All’inizio abbiamo pensato a sfruttarne il cortile, con il progetto Cortemporanea, per trasformarlo in un luogo espositivo dedicato a lavori site specific di artisti italiani e internazionali chiamati a interpretare liberamente lo spazio. In nuce c’era già l’idea che l’iniziativa potesse estendersi ad altri palazzi storici della città, così da offrire un itinerario inedito alla scoperta del patrimonio senese, oltre le rotte turistiche più inflazionate. Nella pratica gli interventi degli artisti coinvolti finora, Pietro Ruffo per primo con i suoi mappamondi, poi Paolo Tamburella con i tralci che avviluppavano i saloni, hanno finito per “conquistare” anche gli interni, generando una sintesi molto efficace.

Questo è vero anche per la mostra in corso, dell’artista ucraina Zhanna Kadyrova, resa possibile dalla collaborazione con Galleria Continua…

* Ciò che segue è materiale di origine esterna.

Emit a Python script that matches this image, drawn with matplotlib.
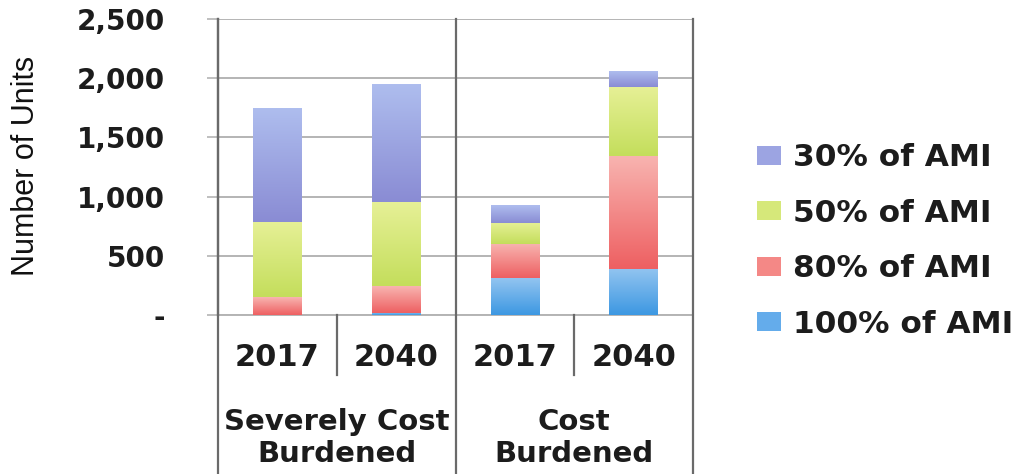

Per la prima volta collaboro con Galleria Continua, e il sodalizio mi rende orgoglioso e soddisfatto. Si prosegue, dunque, a privilegiare la qualità dei progetti e l’identità degli artisti chiamati a relazionarsi con gli spazi storici. Con Kadyrova abbiamo portato a Siena un’artista internazionale, tuttora residente a Kiev, che per la facciata del cortile ha concepito l’installazione The War of Perspectives, annerendo alcune finestre del piano nobile come se fossero state colpite dal fuoco o da un’esplosione. La mostra prosegue nelle sale e ci proietta nella situazione drammatica vissuta dall’Ucraina, però sempre seguendo il filo conduttore della bellezza – in questo caso una bellezza struggente che invita a fermarsi e riflettere sul senso della vita – che finora ha guidato la programmazione di Palazzo Chigi Zondadari.

Siena sembra finalmente pronta per riproporsi sulla scena dell’arte contemporanea nazionale e internazionale da protagonista. Lo slancio di Palazzo Chigi Zondadari ha sicuramente contribuito a muovere la scena culturale cittadina e ora raccoglie i frutti di una scelta lungimirante. Che futuro auspica e immagina per la città sotto questo profilo?
Ora sembra più concreta la possibilità che Siena torni a essere protagonista sulla scena dell’arte contemporanea com’è stato negli Anni Novanta. Penso al rilancio di Palazzo delle Papesse, al nuovo corso di Santa Maria della Scala, ma anche al lavoro che si prospetta per il Palazzo Pubblico. Parlerei di un nuovo Rinascimento, che paradossalmente è stato reso possibile dalla caduta del Monte dei Paschi, anche se ci sono voluti anni di elaborazione per scardinare certe rigide dinamiche. Dal canto nostro, c’è la volontà di fare rete. A Palazzo Chigi Zondadari siamo solo al 30% della realizzazione del progetto: cresceremo con nuove iniziative, coinvolgendo anche l’azienda vinicola di famiglia appena fuori città, con un progetto che unisce l’arte contemporanea e l’enologia oltre le strade già esplorate.